Using a simple process, Bosch will incorporate a number of these compact modules. They can then be used both in smaller units with capacity of up to ten megawatts and in gigawatt-rated onshore and offshore plants – whether in new-build projects or in existing plants for conversion to the production of green hydrogen. To maximize the efficiency of hydrogen production and extend the service life of the stack, the smart modules are to be connected to the Bosch cloud. At the same time, the use of a modular design for the electrolyzers is expected to make maintenance more flexible: any scheduled work will require the shutdown of certain sections of the plant only, instead of the entire facility. Bosch is also working on service concepts that will include the recycling of components in order to promote a circular economy.

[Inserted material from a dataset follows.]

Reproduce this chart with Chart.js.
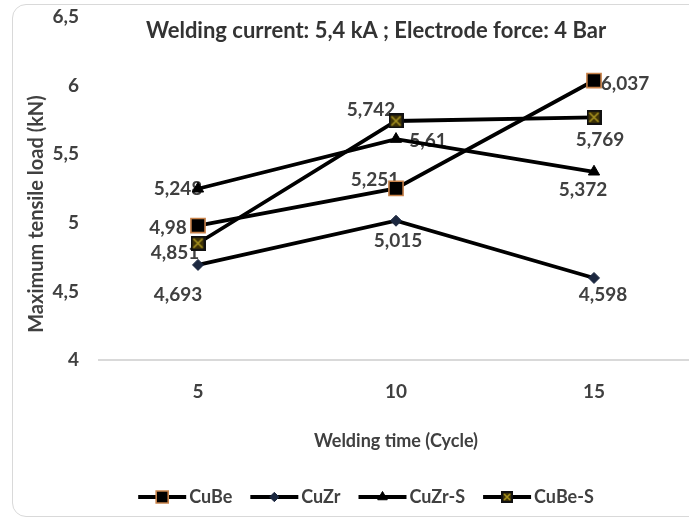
<!DOCTYPE html>
<html>
<head>
<meta charset="utf-8">
<script src="https://cdn.jsdelivr.net/npm/chart.js@4.4.0/dist/chart.umd.min.js"></script>
<style>
  html, body { margin: 0; padding: 0; background: #fff; overflow: hidden; }
  #frame { position: absolute; left: 12px; top: 4px; width: 730px; height: 511px; border: 1px solid #d9d9d9; border-radius: 14px; }
  canvas { position: absolute; left: 0; top: 0; }
</style>
</head>
<body>
<div id="frame"></div>
<canvas id="chart" width="720" height="522"></canvas>
<script>
// Dados
const cycles = ["5", "10", "15"];
const cuBe = [4.98, 5.251, 6.037];
const cuZr = [4.693, 5.015, 4.598];
const cuZrS = [5.248, 5.61, 5.372];
const cuBeS = [4.851, 5.742, 5.769];
const yMin = 4, yMax = 6.5, yStep = 0.5;

const chartTitle = "Welding current: 5,4 kA ; Electrode force: 4 Bar";
const yTitle = "Maximum tensile load (kN)";
const xTitle = "Welding time (Cycle)";

// deslocamento (px) de cada rótulo de valor em relação ao ponto
const labelShift = [
  [[-30, 2], [-21, -8], [31, 3]],
  [[-20, 30], [2, 20], [9, 17]],
  [[-20, 0], [32, 2], [-11, 18]],
  [[-23, 10], [-25, -11], [6, 23]]
];

const textColor = "#404040";
const fontFamily = "Lato, 'Open Sans', sans-serif";
const comma = v => String(v).replace(".", ",");

// marcador quadrado com X para CuBe-S
function crossSquare(n) {
  const c = document.createElement("canvas");
  c.width = n; c.height = n;
  const g = c.getContext("2d");
  g.fillStyle = "#111";
  g.fillRect(0, 0, n, n);
  g.fillStyle = "#3d3106";
  g.fillRect(2, 2, n - 4, n - 4);
  g.strokeStyle = "#a89420";
  g.lineWidth = 1.6;
  g.beginPath();
  g.moveTo(3, 3); g.lineTo(n - 3, n - 3);
  g.moveTo(n - 3, 3); g.lineTo(3, n - 3);
  g.stroke();
  return c;
}

// rótulos de valor (desenhados antes das linhas, como no original)
const valueLabels = {
  id: "valueLabels",
  beforeDatasetsDraw(chart) {
    const ctx = chart.ctx;
    ctx.save();
    ctx.font = "bold 19px " + fontFamily;
    ctx.fillStyle = textColor;
    ctx.textAlign = "center";
    ctx.textBaseline = "middle";
    chart.data.datasets.forEach((ds, i) => {
      chart.getDatasetMeta(i).data.forEach((pt, j) => {
        const s = labelShift[i][j];
        ctx.fillText(comma(ds.data[j]), pt.x + s[0], pt.y + s[1]);
      });
    });
    ctx.restore();
  }
};

// título do gráfico e título do eixo Y
const titles = {
  id: "titles",
  afterDraw(chart) {
    const ctx = chart.ctx;
    ctx.save();
    ctx.font = "bold 22px " + fontFamily;
    ctx.fillStyle = "#333";
    ctx.textAlign = "center";
    ctx.textBaseline = "middle";
    ctx.fillText(chartTitle, 376, 31);
    ctx.font = "bold 20px " + fontFamily;
    ctx.fillStyle = textColor;
    ctx.translate(37, 214);
    ctx.rotate(-Math.PI / 2);
    ctx.fillText(yTitle, 0, 0);
    ctx.restore();
  }
};

// legenda com amostra de linha + marcador
const lineLegend = {
  id: "lineLegend",
  afterDraw(chart) {
    const ctx = chart.ctx;
    ctx.save();
    ctx.font = "bold 18px " + fontFamily;
    const sample = 48, gap = 3, spacing = 18;
    const items = chart.data.datasets.map(ds => ({ ds, w: sample + gap + ctx.measureText(ds.label).width }));
    const total = items.reduce((s, it) => s + it.w, 0) + spacing * (items.length - 1);
    let x = 366 - total / 2;
    const y = 497;
    items.forEach(({ ds, w }) => {
      ctx.strokeStyle = ds.borderColor;
      ctx.lineWidth = ds.borderWidth;
      ctx.beginPath();
      ctx.moveTo(x, y);
      ctx.lineTo(x + sample, y);
      ctx.stroke();
      ctx.fillStyle = ds.pointBackgroundColor;
      ctx.strokeStyle = ds.pointBorderColor;
      ctx.lineWidth = ds.pointBorderWidth;
      Chart.helpers.drawPoint(ctx, { pointStyle: ds.legendStyle || ds.pointStyle, radius: ds.pointRadius * 0.85, borderWidth: ds.pointBorderWidth }, x + sample / 2, y);
      ctx.fillStyle = textColor;
      ctx.textAlign = "left";
      ctx.textBaseline = "middle";
      ctx.fillText(ds.label, x + sample + gap, y);
      x += w + spacing;
    });
    ctx.restore();
  }
};

const ctx = document.getElementById("chart").getContext("2d");

new Chart(ctx, {
  type: "line",
  data: {
    labels: cycles,
    datasets: [
      { label: "CuBe", data: cuBe, borderColor: "#000", borderWidth: 3.8,
        pointStyle: "rect", pointRadius: 10, pointBackgroundColor: "#000", pointBorderColor: "#c8824a", pointBorderWidth: 1.6 },
      { label: "CuZr", data: cuZr, borderColor: "#000", borderWidth: 3.8,
        pointStyle: "rectRot", pointRadius: 5.5, pointBackgroundColor: "#1c2840", pointBorderColor: "#1c2840", pointBorderWidth: 1 },
      { label: "CuZr-S", data: cuZrS, borderColor: "#000", borderWidth: 3.8,
        pointStyle: "triangle", pointRadius: 6.5, pointBackgroundColor: "#000", pointBorderColor: "#000", pointBorderWidth: 1 },
      { label: "CuBe-S", data: cuBeS, borderColor: "#000", borderWidth: 3.8,
        pointStyle: crossSquare(15), legendStyle: crossSquare(12), pointRadius: 7.5, pointBackgroundColor: "#000", pointBorderColor: "#000", pointBorderWidth: 1 }
    ]
  },
  options: {
    responsive: false,
    animation: false,
    devicePixelRatio: 1,
    layout: { autoPadding: false, padding: { left: 0, top: 17, right: 27, bottom: 62 } },
    plugins: {
      legend: { display: false },
      tooltip: { enabled: false },
      title: { display: false }
    },
    scales: {
      x: {
        type: "category",
        offset: true,
        grid: { display: false, drawTicks: false },
        border: { display: true, color: "#d9d9d9", width: 2 },
        ticks: { color: textColor, font: { family: fontFamily, size: 19, weight: "bold" }, padding: 20 },
        title: { display: true, text: xTitle, color: textColor, font: { family: fontFamily, size: 18, weight: "bold" }, padding: { top: 0, bottom: 8 } },
        afterFit: s => { s.height = 100; s.paddingLeft = 0; s.paddingRight = 0; }
      },
      y: {
        min: yMin,
        max: yMax,
        grid: { display: false, drawTicks: false },
        border: { display: false },
        ticks: { stepSize: yStep, color: textColor, font: { family: fontFamily, size: 19, weight: "bold" }, padding: 20, callback: v => comma(v) },
        afterFit: s => { s.width = 99; s.paddingTop = 0; s.paddingBottom = 0; }
      }
    }
  },
  plugins: [valueLabels, titles, lineLegend]
});
</script>
</body>
</html>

Strengths in mass production and economies of scale
Unlike many of the electrolyzer components currently on the market, the Bosch smart modules will be mass produced. As such, the manufacturing operation will generate economies of scale. “Two key factors are involved in ramping up hydrogen production: speed and cost,” Heyn said. “This is where we can play to our strengths, thanks to our expertise in mass production and our automotive know-how.” Bosch is now planning to start volume production as quickly as possible at a number of European locations. These include Bamberg and Feuerbach (Germany), Tilburg (Netherlands), Linz (Austria), and České Budějovice (Czech Republic).